Advances in genetic research now make it possible to examine human traits at the molecular level. Over the past several decades, scientists have been searching for genes that contribute to intelligence, behavior, and even unique qualities like perfect pitch. In the case of intelligence, this research triggers ethical concerns about how it might be used; it is also exceedingly complex, as thousands of genes may be involved—each one with a very small effect. What about other kinds of abilities? Is there something innate in having an ear for music? Numerous accomplished musicians, including Mozart and Ella Fitzgerald, are believed to have had perfect pitch, which may have played a role in their extraordinary careers.
Genetic potential alone does not predict actual accomplishment. It also takes nurture to grow a genius. Social and cultural influences can provide that nourishment, creating clusters of genius at moments and places in history: Baghdad during Islam’s Golden Age, Kolkata during the Bengal Renaissance, Silicon Valley today.

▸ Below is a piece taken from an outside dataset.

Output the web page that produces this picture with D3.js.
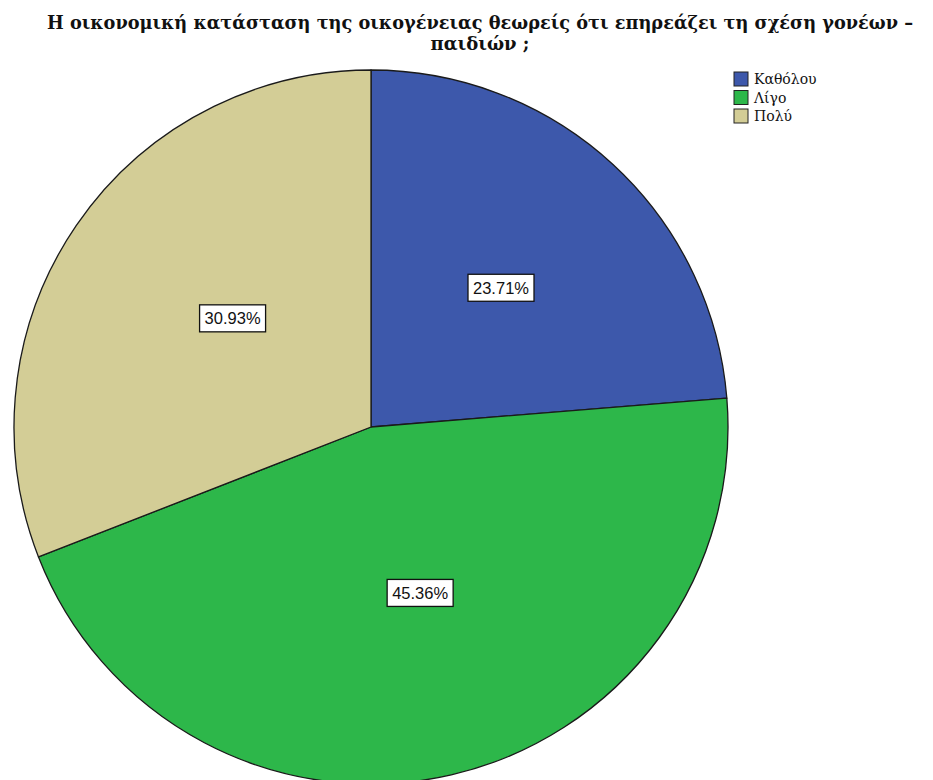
<!DOCTYPE html>
<html>
<head>
<meta charset="utf-8">
<script src="https://cdn.jsdelivr.net/npm/d3@7"></script>
<style>
  html, body { margin: 0; padding: 0; background: #fff; }
</style>
</head>
<body>
<svg id="chart" width="933" height="780"></svg>
<script>
const categories = ["Καθόλου", "Λίγο", "Πολύ"];
const values = [23.71, 45.36, 30.93];
const colors = ["#3d58ab", "#2db74a", "#d3cd96"];
const titleLines = ["Η οικονομική κατάσταση της οικογένειας θεωρείς ότι επηρεάζει τη σχέση γονέων –", "παιδιών ;"];

const svg = d3.select("#chart");
const cx = 371, cy = 427, R = 357;

const data = categories.map((c, i) => ({ cat: c, value: values[i], color: colors[i] }));
const pie = d3.pie().value(d => d.value).sort(null);
const arcs = pie(data);
const arc = d3.arc().innerRadius(0).outerRadius(R);
const labelArc = d3.arc().innerRadius(R * 0.5).outerRadius(R * 0.5);

const g = svg.append("g").attr("transform", `translate(${cx},${cy})`);
g.selectAll("path.slice").data(arcs).enter().append("path")
  .attr("class", "slice")
  .attr("d", arc)
  .attr("fill", d => d.data.color)
  .attr("stroke", "#1a1a1a")
  .attr("stroke-width", 1.3)
  .attr("stroke-linejoin", "round");

const lbl = g.selectAll("g.lbl").data(arcs).enter().append("g")
  .attr("class", "lbl")
  .attr("transform", d => { const [x, y] = labelArc.centroid(d); return `translate(${x + 9},${y - 8})`; });
lbl.append("rect")
  .attr("x", -33).attr("y", -13.5).attr("width", 66).attr("height", 27)
  .attr("fill", "#fff").attr("stroke", "#111").attr("stroke-width", 1.3);
lbl.append("text")
  .attr("text-anchor", "middle").attr("dy", "0.36em")
  .attr("font-family", "'Liberation Sans', Arial, sans-serif")
  .attr("font-size", 16.5).attr("fill", "#111")
  .text(d => d.data.value.toFixed(2) + "%");

// Title
svg.selectAll("text.title").data(titleLines).enter().append("text")
  .attr("class", "title")
  .attr("x", 480).attr("y", (d, i) => 29 + i * 21)
  .attr("text-anchor", "middle")
  .attr("font-family", "'DejaVu Serif', 'Liberation Serif', serif")
  .attr("font-weight", "bold").attr("font-size", 18).attr("fill", "#111")
  .each(function(d, i) { if (i === 0) d3.select(this).attr("textLength", 866).attr("lengthAdjust", "spacingAndGlyphs"); })
  .text(d => d);

// Legend
const leg = svg.append("g").attr("transform", "translate(734,72)");
const li = leg.selectAll("g").data(data).enter().append("g")
  .attr("transform", (d, i) => `translate(0,${i * 18.5})`);
li.append("rect").attr("width", 14).attr("height", 14)
  .attr("fill", d => d.color).attr("stroke", "#222").attr("stroke-width", 1);
li.append("text").attr("x", 20).attr("y", 12)
  .attr("font-family", "'DejaVu Serif', 'Liberation Serif', serif")
  .attr("font-size", 14).attr("fill", "#111")
  .text(d => d.cat);
</script>
</body>
</html>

A hungry mind can also find the intellectual stimulation it needs at home—as in suburban Adelaide, Australia, in the case of Terence Tao, widely considered one of the greatest minds currently working in mathematics. Tao showed a remarkable grasp of language and numbers early in life, but his parents created the environment in which he could flourish. They provided him with books, toys, and games and encouraged him to play and learn on his own—a practice his father, Billy, believes stimulated his son’s originality and problem-solving skills. Billy and his wife, Grace, also sought out advanced learning opportunities for their son as he began his formal education, and he was fortunate to meet educators who helped foster and stretch his mind. Tao enrolled in high school classes when he was seven years old, scored 760 on the math section of the SAT at age eight, went to university full-time when he was 13, and became a professor at UCLA at 21. “Talent is important,” he once wrote on his blog, “but how one develops and nurtures it is even more so.”